Fosa común
Debanhi. No paro de mirar la última fotografía que alguien te tomó. La última, quizás. Parada a la orilla de […]
Debanhi. No paro de mirar la última fotografía que alguien te tomó. La última, quizás. Parada a la orilla de una calzada, con tu blusa blanca y tus botines negros, de brazos cruzados, esperando, vulnerable. Te veo y pienso que te vistes como mi hija, y en estos días en los que no sabemos dónde estás, te he adoptado. Hora tras hora reviso las redes sociales para saber algo de ti. Le rezo a todas las diosas para que te encuentren, para que te encontremos. Pienso en tu madre, pertrechada entre la angustia y la incertidumbre y un pellejo de esperanza. Lo mismo que yo padecería si mi Julia desapareciera. Pienso en tu familia, pisando la tierra crujiente de un río seco, escudriñando los matorrales, gritando tu nombre, buscándote. Pienso en tantas familias así y quiero gritar y huir de la vida y de los vivos porque me avergüenza mi País. Porque te fallamos. A ti y a tantas más. Te fallaron las instituciones, los gobernadores como Samuel García, el presidente López Obrador, los policías, los fiscales, los hombres.
La misoginia acecha a las mujeres de México, produciendo ausencias y madres buscadoras, en Estado tras Estado. Jóvenes están desapareciendo por acción u omisión o indolencia. Están desapareciendo porque la sociedad todavía discute si fue su culpa, por salir solas y de madrugada. Esa sociedad moralmente mezquina que las culpa por ser libres. Esta sociedad aberrante que las critica por ir a un bar, divertirse, bailar, vivir, como tantas noches lo ha hecho mi hija, educada para ser persona y no cosa u objeto. Educada para ser dueña de sí misma como lo eran Debanhi y María Fernanda y Alison y Jaqueline y Karen y Paulina y Yolanda y miles más que se toparon con la realidad de ser mujer en este País, convertido en fosa común.
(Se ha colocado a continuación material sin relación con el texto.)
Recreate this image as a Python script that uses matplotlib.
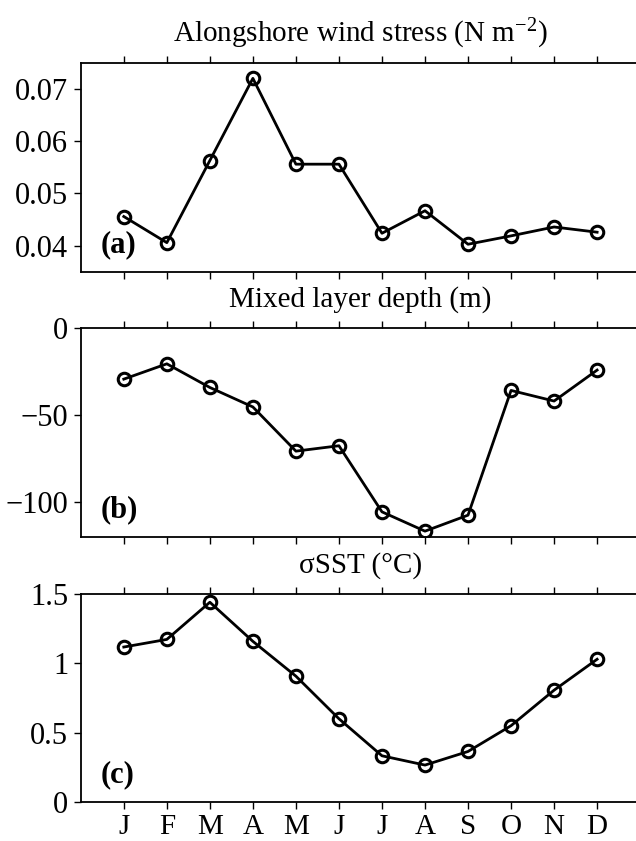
import matplotlib
matplotlib.use('Agg')
from matplotlib import pyplot as plt
from matplotlib.ticker import FuncFormatter

months = ['J', 'F', 'M', 'A', 'M', 'J', 'J', 'A', 'S', 'O', 'N', 'D']
wind_stress = [0.0456, 0.0406, 0.0563, 0.0720, 0.0556, 0.0556,
               0.0424, 0.0467, 0.0403, 0.0419, 0.0436, 0.0426]
mld = [-29.4, -20.6, -34.2, -45.4, -70.8, -67.7,
       -105.7, -116.8, -107.6, -35.9, -42.0, -24.2]
sst_std = [1.117, 1.172, 1.440, 1.158, 0.907, 0.600,
           0.333, 0.266, 0.364, 0.550, 0.806, 1.029]

plt.rcParams['font.family'] = ['Liberation Serif', 'DejaVu Serif']
plt.rcParams['mathtext.fontset'] = 'custom'
plt.rcParams['mathtext.rm'] = 'Liberation Serif'
plt.rcParams['mathtext.it'] = 'Liberation Serif:italic'

fig = plt.figure(figsize=(6.36, 8.41), dpi=100)

# tick labels like 0.07, 1, -50 with a real minus sign
fmt = FuncFormatter(lambda v, p: ('%g' % v).replace('-', '\u2212'))

x = list(range(1, 13))
panels = [
    (wind_stress, 'Alongshore wind stress (N m$^{\u22122}$)', (0.035, 0.075),
     [0.04, 0.05, 0.06, 0.07], '(a)', [0.6766, 0.2489]),
    (mld, 'Mixed layer depth (m)', (-120, 0),
     [-100, -50, 0], '(b)', [0.3618, 0.2482]),
    (sst_std, '\u03c3SST (\u00b0C)', (0, 1.5),
     [0, 0.5, 1, 1.5], '(c)', [0.0464, 0.2474]),
]

for i, (vals, title, ylim, yticks, lab, pos) in enumerate(panels):
    ax = fig.add_axes([0.127, pos[0], 0.8795, pos[1]])
    ax.plot(x, vals, color='black', lw=2.0, marker='o', ms=9,
            mfc='none', mec='black', mew=2.2)
    ax.set_xlim(0, 13)
    ax.set_ylim(*ylim)
    ax.set_yticks(yticks)
    ax.yaxis.set_major_formatter(fmt)
    ax.set_xticks(x)
    if i == 2:
        ax.set_xticklabels(months, fontsize=21)
    else:
        ax.set_xticklabels([])
    ax.tick_params(axis='x', direction='out', top=True, length=5, width=1, pad=4)
    ax.tick_params(axis='y', direction='out', length=5, width=1, labelsize=22, pad=4)
    ax.spines['right'].set_visible(False)
    for s in ['left', 'top', 'bottom']:
        ax.spines[s].set_linewidth(1.3)
    ax.set_title(title, fontsize=21, pad=15)
    ax.text(0.035, 0.13, lab, transform=ax.transAxes, fontsize=22,
            fontweight='bold', ha='left', va='center')

plt.savefig('out.png', dpi=100)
Súbete a un taxi y puedes desaparecer. Ve a un bar con amigos y puedes desaparecer. Toma un Uber y puedes desaparecer. Baila con desconocidos y puedes desaparecer. Camina sola de noche y puedes convertirte en un número más en la lista de casi 100,000 personas desaparecidas, como lo acaba de documentar el Comité de Desapariciones Forzadas de la ONU. Ser mujer aquí es sobrevivir con miedo permanente ante la posibilidad de la mano que estrangula, el pene que viola, el golpe que mata. La desnudez perenne porque la ley no te protege, los jueces no te creen, la Policía no te cuida, la sociedad no te arropa. El sexismo y el machismo vuelven a tu cuerpo algo que puede desaparecer.
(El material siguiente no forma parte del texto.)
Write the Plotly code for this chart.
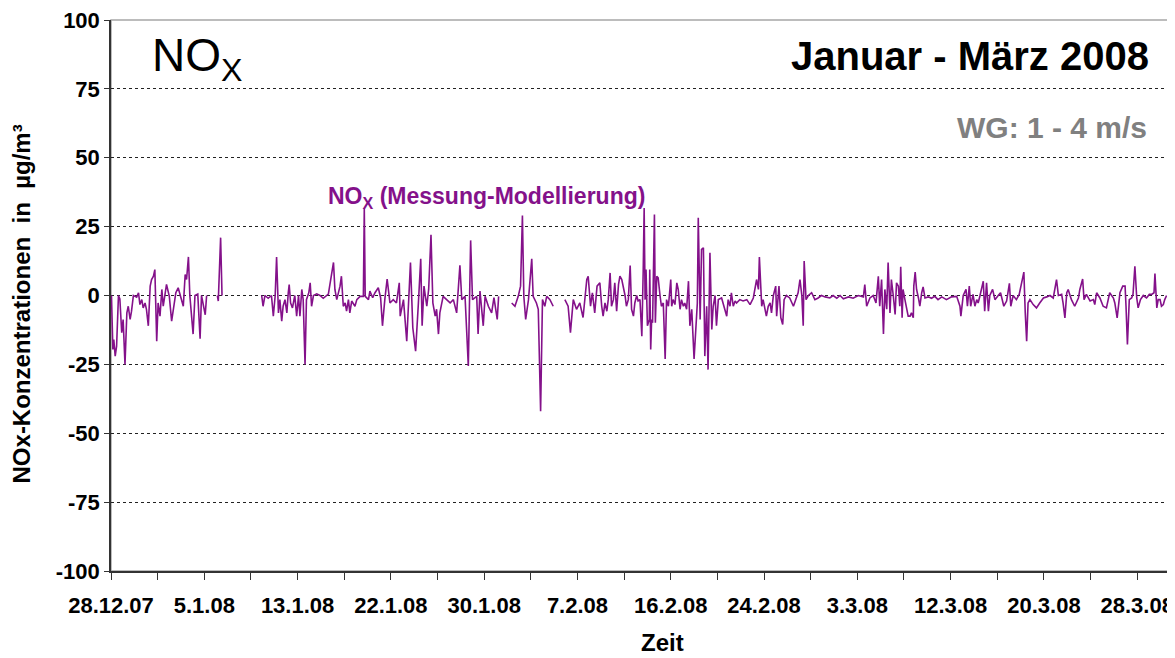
import pandas as pd
import plotly.graph_objects as go

# Stunden seit 28.12.2007 00:00 und NOx-Differenz Messung - Modellierung in µg/m³
# (None = Messluecke)
stunde = [
    1, 4, 6, 9, 12, 16, 19, 23, 26, 30, 34, 37, 41, 44, 48, 55, 59, 62, 66, 69,
    73, 76, 80, 84, 87, 91, 94, 98, 101, 105, 109, 112, 119, 125, 130, 134, 139, 144, 149, 155,
    159, 162, 166, 169, 176, 180, 186, 191, 194, 202, 205,
    216,
    228, 230, 235, 238,
    280,
    323, 326, 330, 337, 344, 348, 352, 355, 359, 362, 366, 369, 373, 377, 380, 382, 385, 389, 394, 398,
    402, 405, 409, 412, 416, 419, 424, 427, 430, 434, 441, 448, 455, 466, 477, 480, 484, 487, 491, 494,
    498, 502, 505, 509, 512, 516, 523, 527, 534, 541, 543, 545, 552, 555, 561, 566, 573, 578, 582, 587,
    592, 598, 605, 612, 618, 620, 627, 634, 637, 642, 647, 653, 659, 664, 667, 671, 677, 681, 686, 690,
    695, 698, 702, 705, 712, 720, 727, 734, 741, 748, 752, 759, 766, 771, 775, 784, 787, 791, 798, 802,
    809, 816, 821, 828, 831,
    845,
    859, 866, 873, 878, 882, 885, 889, 895, 902, 905, 912, 916, 921, 925, 930, 934, 941, 948,
    960,
    973, 980, 985, 991, 998, 1005, 1012, 1020, 1023, 1028, 1032, 1037, 1042, 1048,
    1052, 1055, 1059, 1063, 1066, 1070, 1073, 1077, 1080, 1084, 1088, 1091, 1095, 1098, 1102, 1105, 1109, 1113, 1116, 1120,
    1123, 1127, 1130, 1134, 1138, 1141, 1143, 1145, 1147, 1150, 1152, 1154, 1155, 1157, 1159, 1161, 1165, 1167, 1170, 1173,
    1177, 1180, 1184, 1188, 1191, 1195, 1200, 1202, 1205, 1209, 1213, 1216, 1220, 1223, 1227, 1230, 1234, 1238, 1241, 1245,
    1250, 1254, 1257, 1259, 1263, 1266, 1270, 1273, 1277, 1280, 1284, 1288, 1291, 1295, 1298, 1302, 1309, 1320, 1323, 1327,
    1330, 1334, 1338, 1341, 1348, 1355, 1363, 1370, 1377, 1384, 1388, 1390, 1393, 1395, 1398, 1402, 1405, 1409, 1413, 1416,
    1420, 1425, 1427, 1432, 1436, 1440, 1443, 1448, 1455, 1463, 1470, 1473, 1477, 1481, 1484, 1486, 1490, 1495, 1502, 1509,
    1516, 1523, 1531, 1541, 1548, 1556, 1563, 1570, 1581, 1591, 1602, 1613, 1616, 1620, 1627, 1634, 1640, 1645, 1648, 1652,
    1656, 1659, 1663, 1666, 1670, 1673, 1677, 1681, 1684, 1688, 1691, 1693, 1696, 1698, 1702, 1706, 1709, 1713, 1716, 1720,
    1721, 1724, 1727, 1731, 1734, 1738, 1741, 1745, 1752, 1759, 1766, 1773, 1781, 1791, 1802, 1813, 1820, 1822, 1825, 1827,
    1833, 1836, 1840, 1843, 1848, 1852, 1856, 1859, 1863, 1866, 1870, 1873, 1877, 1881, 1884, 1890, 1895, 1902, 1907, 1914,
    1920, 1926, 1929, 1934, 1941, 1947, 1952, 1957, 1960, 1963, 1966, 1970, 1977, 1984, 1991, 1999, 2006, 2013, 2020, 2027,
    2031, 2038, 2041, 2045, 2049, 2052, 2056, 2059, 2066, 2074, 2077, 2083, 2086, 2091, 2099, 2106, 2109, 2113, 2120, 2127,
    2134, 2141, 2149, 2152, 2157, 2163, 2169, 2174, 2176, 2179, 2183, 2188, 2191, 2195, 2199, 2202, 2207, 2213, 2220, 2226,
    2231, 2236, 2238, 2242, 2245, 2249, 2252, 2256, 2259, 2263,
]
nox_diff = [
    0, -19.6, -16, -22, -18.4, 0, -1.2, -13.5, -8.7, -25, -6.3, -3.9, -8.7, -5.7, 0, -0.6, 1, -3.3, -1.5, -4.5,
    -2.7, -5, -11, 3.4, 5.8, 7, 9.4, -16.6, -2.7, -7.5, 2.2, -3.9, 4, -0.3, -9.3, -3.9, 1, 2.8, -0.3, -3.9,
    7.6, 5.8, 14, 0, -14, 0, 0.5, -15.7, 0, -7, 0,
    None,
    0, -2, 21, 0,
    None,
    0, -3.9, 0, -1, 0, -7.5, 0, 14, -6.3, -1.5, -9.3, -3.9, -1.5, -6.3, 1, 4, -2.7, -4.5, 0, -7.5,
    0, -7.5, 2.2, -1.5, -25, -1.5, 1, 4.6, -3.9, 0, 0.6, 0, -1, 0.5, 12, 2.2, -1.5, 0.4, 3.4, 7,
    -3.9, -2.7, -5.7, -1.5, -6.3, -2, -3.9, -1.5, -0.3, -0.3, 31.5, -0.3, -1.5, 1.6, -0.8, 1, 2.8, -0.8, -11, -1.5,
    6, -2.7, -1.5, -2.7, 4.6, -7.5, -1.5, -16.6, -3.9, 12, -11.7, -20.2, -2.7, 13.3, -11, 3.4, -3.9, 2.2, 22, -2.7,
    -7.5, -5, -14, -6.3, -0.3, -1.5, -2.7, -1.5, -6.3, 11, -1.5, -0.3, -25.6, 20, -1.5, -0.3, -14, 1.6, -11, -0.3,
    -3.9, -6.3, -0.8, -8.7, -0.3,
    None,
    -2.7, -3.9, -0.3, 3.4, 29, -0.3, -8.7, -1.5, 13.3, -0.3, -2.7, -5, -42, -1.5, -3.9, -0.3, -1.5, -3.9,
    None,
    -1.5, -3.9, -13.5, -1.5, -5, -2.7, -8, 5.8, 7, -3.9, 1, -6.3, 3.4, 4.6,
    -3.9, -7.5, -2.7, -5.7, -1.5, 8.2, -3.9, -1.5, 4.6, -5.7, 4, 7, 5.8, 3.4, 0, -3.9, -1.5, 10.9, -5, -7.5,
    -2.7, 0, -2, -1.5, -14.8, 9.4, 31.8, -1.5, 9.4, -11, -9.9, -8.7, 9.4, -19.6, -8.7, -9.9, 29.4, -9.9, 7, 6.4,
    0, -3.9, -2.7, -23, -1.5, -3.9, 5.8, -3.9, -1.5, -3.3, 4.6, 2.2, -5, -1.5, -3.9, -2.7, -5, 5.2, -11, -5,
    -23, -12.3, -2.7, 28.2, -8.7, 16.7, 17.3, -22, -3.9, -26.9, 15.5, -12.3, -3.9, 0, -11, -1.5, -0.9, -7.5, -1.5, -3.9,
    1, -3.9, -2, -2.7, -1.5, -2, -1.5, -3.3, -0.9, 5.8, 2.2, 14, 5.8, -3.9, -1.5, -4.5, -7.5, -3.9, -2.7, -6.3,
    0, 3.4, -7.5, 3.4, -8.1, -10.5, -1.5, 0, -0.9, -3.9, 0, 1, 5.8, 0, -11, 12.5, -1.5, 0, 1, -1.5,
    -0.9, 0, -0.5, -0.9, 0, -1, 0, -1.2, -0.5, -1, 0, -0.5, 4, -3.9, -0.9, 0, -2.7, 7, -3.9, 5.8,
    -14, 2.2, -5, 12, -6.3, 5.8, 0, -6.9, 4.6, 3.4, -3.9, 10.4, -8.1, 2.2, -1.5, -5, -7.5, -7.5, -6.3, -8.1,
    3.4, 8.5, 2.2, -0.9, -3.9, 1, 3.1, -0.9, -0.5, -1, -0.3, -1.5, -0.5, -1.5, -0.5, -0.3, -3.9, -7.5, -2.7, 0,
    2.2, -3.9, 3.4, -3.9, 0.4, -3.9, -1.5, -2.7, 0, 2.2, 5.2, -5.7, 4.6, -5.7, 0, 2.2, -1.5, 0, 1, -3.9,
    -2, 4.4, -3.9, 0, -1.5, 0.4, 4, 8.5, -6.3, -16.6, -2.7, -1.5, -3.3, -4.5, -2.7, -0.9, -0.5, 0, -0.9, 5.8,
    0, 0.4, -2.7, -8.1, 1, 2.2, 0, -1.5, -3.9, -0.9, 2.2, 6, -1.5, 0.4, -2, -1.5, -3.3, 1, -0.9, -3.9,
    -4.5, 1, -0.9, -2.7, -8.1, 1, 3.4, 3.4, -3.9, -17.8, -1.5, -0.9, 0.4, 10.6, -0.9, -4.5, -1.5, 0, -0.9, 0.4,
    0.4, 1, 8, -4.5, -1.5, -1.5, -3.9, -3.3, -1.5, 0,
]

y_werte = [-100, -75, -50, -25, 0, 25, 50, 75, 100]
y_labels = ["-100", "-75", "-50", "-25", "0", "25", "50", "75", "100"]
tick_stunden = list(range(0, 2201, 100))
x_labels = ["28.12.07", "5.1.08", "13.1.08", "22.1.08", "30.1.08", "7.2.08",
            "16.2.08", "24.2.08", "3.3.08", "12.3.08", "20.3.08", "28.3.08"]

start = pd.Timestamp("2007-12-28 00:00")
zeit = start + pd.to_timedelta(stunde, unit="h")
tick_pos = start + pd.to_timedelta(tick_stunden, unit="h")
tick_text = []
for i in range(len(tick_stunden)):
    tick_text.append(x_labels[i // 2] if i % 2 == 0 else "")

lila = "#84118a"

fig = go.Figure()
fig.add_trace(go.Scatter(x=zeit, y=nox_diff, mode="lines",
                         line=dict(color=lila, width=1.6), connectgaps=False))

# die Seite hat 8px Rand, daher Figur etwas kleiner
fig.update_layout(
    width=1167, height=650,
    margin=dict(l=103, r=7, t=12, b=87),
    plot_bgcolor="white", paper_bgcolor="white",
    showlegend=False,
    font=dict(family="Liberation Sans, Arial, sans-serif", color="black"),
)
fig.update_xaxes(
    range=[start, start + pd.Timedelta(hours=2266)],
    tickmode="array", tickvals=tick_pos, ticktext=tick_text,
    ticks="outside", ticklen=7, tickcolor="#333", tickwidth=1,
    showline=True, linecolor="#333", linewidth=1.5,
    showgrid=False, zeroline=False, automargin=False,
    tickfont=dict(size=22, weight="bold"), ticklabelstandoff=7,
    ticklabeloverflow="allow",
)
fig.update_yaxes(
    range=[-100, 100],
    tickmode="array", tickvals=y_werte, ticktext=y_labels,
    ticks="outside", ticklen=5, tickcolor="#333",
    showline=True, linecolor="#333", linewidth=1.5,
    showgrid=True, gridcolor="#222", griddash="dot", gridwidth=1,
    zeroline=False, automargin=False,
    tickfont=dict(size=22, weight="bold"),
    ticklabeloverflow="allow",
)

# grauer Rahmen oben/rechts
fig.add_shape(type="rect", xref="paper", yref="paper", x0=0, y0=0, x1=1, y1=1,
              line=dict(color="#a6a6a6", width=1.5), layer="below")

fig.add_annotation(text="NO<sub>X</sub>", xref="paper", yref="paper",
                   x=0.037, y=0.93, xanchor="left", yanchor="middle",
                   showarrow=False, font=dict(size=46, color="black"))
fig.add_annotation(text="<b>Januar - März 2008</b>", xref="paper", yref="paper",
                   x=0.984, y=0.935, xanchor="right", yanchor="middle",
                   showarrow=False, font=dict(size=40, color="black"))
fig.add_annotation(text="<b>WG: 1 - 4 m/s</b>", xref="paper", yref="paper",
                   x=0.982, y=0.805, xanchor="right", yanchor="middle",
                   showarrow=False, font=dict(size=30, color="#808080"))
fig.add_annotation(text="<b>NO<sub>X</sub> (Messung-Modellierung)</b>", xref="paper", yref="paper",
                   x=0.2035, y=0.677, xanchor="left", yanchor="middle",
                   showarrow=False, font=dict(size=23, color=lila))
fig.add_annotation(text="<b>NOx-Konzentrationen  in  µg/m³</b>", xref="paper", yref="paper",
                   x=-0.085, y=0.484, xanchor="center", yanchor="middle", textangle=-90,
                   showarrow=False, font=dict(size=24, color="black"))
fig.add_annotation(text="<b>Zeit</b>", xref="paper", yref="paper",
                   x=0.522, y=-0.129, xanchor="center", yanchor="middle",
                   showarrow=False, font=dict(size=24, color="black"))

fig.write_html("out.html")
Ante esa anormalidad normalizada, cargo con una tristeza inenarrable. Estoy triste por la familia de Debanhi, por la familia de tantas, por México, pero sobre todo -en este preciso instante- estoy triste por lo que nos han arrancado a ellas y a nosotros. Por los libros que no leerán, las ideas que no compartirán, los besos que no darán, las hijas que no concebirán. Estoy triste porque la historia de Debanhi -singular y a la vez reiterativa- retrata una injusticia cósmica, una crueldad profunda, una herida compartida, un deseo de quemar puertas y pintarrajear monumentos.
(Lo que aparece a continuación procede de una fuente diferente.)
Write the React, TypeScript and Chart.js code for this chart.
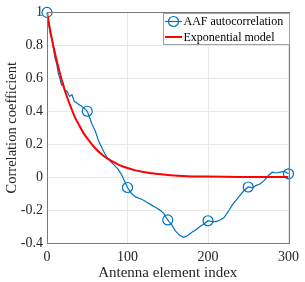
import React, { useEffect, useRef } from "react";
import { Chart, registerables } from "chart.js";

Chart.register(...registerables);

const blueX = [0,2,4,6,8,10,12,14,16,18,20,22,25,28,31,34,37,40,43,46,50,53,56,60,64,68,72,76,80,84,88,92,96,100,105,110,115,120,125,130,135,140,145,150,155,160,165,170,175,180,185,190,195,200,205,210,215,220,225,230,235,240,245,250,255,260,265,270,275,280,285,290,295,300];
const blueY = [1.0,0.93,0.87,0.84,0.78,0.72,0.69,0.63,0.60,0.56,0.57,0.53,0.52,0.49,0.50,0.46,0.45,0.44,0.43,0.42,0.40,0.36,0.32,0.28,0.22,0.18,0.14,0.11,0.09,0.07,0.05,0.02,-0.02,-0.063,-0.10,-0.12,-0.13,-0.14,-0.155,-0.17,-0.185,-0.20,-0.22,-0.26,-0.29,-0.33,-0.355,-0.365,-0.355,-0.335,-0.32,-0.30,-0.285,-0.265,-0.27,-0.27,-0.26,-0.245,-0.21,-0.17,-0.14,-0.11,-0.08,-0.06,-0.065,-0.05,-0.04,-0.02,0.01,0.03,0.025,0.03,0.035,0.02];

const redX = [0,5,10,15,20,25,30,35,40,45,50,60,70,80,90,100,110,120,135,150,175,200,250,300];
const redY = [1.0,0.865,0.75,0.65,0.56,0.485,0.42,0.36,0.315,0.27,0.235,0.175,0.13,0.098,0.073,0.055,0.041,0.031,0.02,0.013,0.006,0.003,0.001,0.0];

const markerX = [0,50,100,150,200,250,300];
const xTicks = [0,100,200,300];
const yTicks = [-0.4,-0.2,0,0.2,0.4,0.6,0.8,1];
const legendLabels = ["AAF autocorrelation","Exponential model"];

const BLUE = "#0072BD";
const RED = "#FF0000";
const FONT = "'Liberation Serif', 'Times New Roman', serif";

const boxPlugin = {
  id: "boxLegend",
  afterDraw(chart: any) {
    const { ctx, chartArea } = chart;
    ctx.save();
    ctx.strokeStyle = "#7a7a7a";
    ctx.lineWidth = 1;
    ctx.strokeRect(Math.round(chartArea.left) + 0.5, Math.round(chartArea.top) + 0.5, Math.round(chartArea.right - chartArea.left), Math.round(chartArea.bottom - chartArea.top));
    // legend
    const lx = 163.5, ly = 13.5, lw = 126, lh = 31;
    ctx.fillStyle = "#ffffff";
    ctx.fillRect(lx, ly, lw, lh);
    ctx.strokeStyle = "#a0a0a0";
    ctx.strokeRect(lx, ly, lw, lh);
    ctx.font = `12px ${FONT}`;
    ctx.textBaseline = "middle";
    ctx.fillStyle = "#000000";
    const y1 = 21.5, y2 = 37;
    ctx.strokeStyle = BLUE;
    ctx.lineWidth = 1.2;
    ctx.beginPath(); ctx.moveTo(165, y1); ctx.lineTo(182, y1); ctx.stroke();
    ctx.beginPath(); ctx.arc(173.5, y1, 5, 0, Math.PI * 2); ctx.stroke();
    ctx.fillText(legendLabels[0], 183.5, y1 + 0.5);
    ctx.strokeStyle = RED;
    ctx.lineWidth = 2;
    ctx.beginPath(); ctx.moveTo(165, y2); ctx.lineTo(182, y2); ctx.stroke();
    ctx.fillText(legendLabels[1], 183.5, y2 + 0.5);
    ctx.restore();
  },
};

export default function App() {
  const ref = useRef<HTMLCanvasElement>(null);
  useEffect(() => {
    if (!ref.current) return;
    const chart = new Chart(ref.current, {
      type: "line",
      data: {
        datasets: [
          {
            label: legendLabels[0],
            data: blueX.map((x, i) => ({ x, y: blueY[i] })),
            borderColor: BLUE,
            backgroundColor: "transparent",
            borderWidth: 1.2,
            pointRadius: (c: any) => (markerX.includes(c.raw?.x) ? 5 : 0),
            pointHoverRadius: 0,
            pointBorderColor: BLUE,
            pointBorderWidth: 1.2,
            pointBackgroundColor: "transparent",
            tension: 0,
            clip: false,
            order: 1,
          },
          {
            label: legendLabels[1],
            data: redX.map((x, i) => ({ x, y: redY[i] })),
            borderColor: RED,
            backgroundColor: "transparent",
            borderWidth: 2,
            pointRadius: 0,
            tension: 0.4,
            cubicInterpolationMode: "monotone",
            order: 0,
          },
        ],
      },
      options: {
        animation: false,
        responsive: false,
        maintainAspectRatio: false,
        layout: { padding: { top: 10, right: 14, left: 0, bottom: 0 } },
        plugins: { legend: { display: false }, tooltip: { enabled: false } },
        scales: {
          x: {
            type: "linear",
            min: 0,
            max: 300,
            afterBuildTicks: (s: any) => { s.ticks = xTicks.map((v) => ({ value: v })); },
            afterFit: (s: any) => { s.height = 39; },
            grid: { color: "#e8e8e8", drawTicks: false },
            border: { display: false },
            ticks: { color: "#262626", font: { family: FONT, size: 14 }, padding: 6, maxRotation: 0 },
            title: { display: true, text: "Antenna element index", color: "#262626", font: { family: FONT, size: 15 }, padding: { top: 0, bottom: 0 } },
          },
          y: {
            type: "linear",
            min: -0.4,
            max: 1,
            afterBuildTicks: (s: any) => { s.ticks = yTicks.map((v) => ({ value: v })); },
            afterFit: (s: any) => { s.width = 47; },
            grid: { color: "#e8e8e8", drawTicks: false },
            border: { display: false },
            ticks: { color: "#262626", font: { family: FONT, size: 14 }, padding: 4, callback: (v: any) => String(Math.round(v * 10) / 10) },
            title: { display: true, text: "Correlation coefficient", color: "#262626", font: { family: FONT, size: 14.5 }, padding: { top: 3, bottom: 0 } },
          },
        },
      },
      plugins: [boxPlugin],
    } as any);
    return () => chart.destroy();
  }, []);
  return (
    <div style={{ position: "absolute", left: 0, top: 0, width: 305, height: 282, background: "#fff" }}>
      <canvas ref={ref} width={305} height={282} style={{ width: 305, height: 282 }} />
    </div>
  );
}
No sé qué hacer porque llevamos años reclamando a este Gobierno -y a los de antes- para que cumplan con su obligación fundacional de protegernos. Llevamos más de dos sexenios exigiendo la desmilitarización que sólo crece, con su saldo de violencia letal. Y no pasa nada: Siguen desapareciéndolas, desapareciéndolas. Mientras hombres de poder pasean por Palacio Nacional, burlándose, riéndose de nosotras. Lo poco que queda es marchar, gritar que no nos cuida la Policía sino las amigas, diseminar videos con consejos para andar por la calle sin que te violen o te maten o te desaparezcan. Buscar formas de lidiar con las siete desaparecidas al día, las 300 asesinadas al mes, los huesos en el desierto, lo que queda de un cuerpo cuando alguien busca borrarlo.
Quisiera prometerle a esa Debanhi bonita, a esa Debanhi nuevoleonesa, a esa Debanhi mía y de todos, que nos haremos responsables de los hombres ignominiosos detrás de su desaparición; los hombres que siempre encontrarán una excusa para pararse del banquillo de los acusados. Quisiera asegurarle que preservaremos su voz y su verdad, al lado de otras, tantas. Rechazaremos que el clamor por ellas sea desacreditado como una «campaña de desprestigio» contra el Gobierno en turno. Porque parafraseando a Rosario Ibarra de Piedra, no hay democracia con desaparecidas. Ni con miles de mujeres en una fosa común.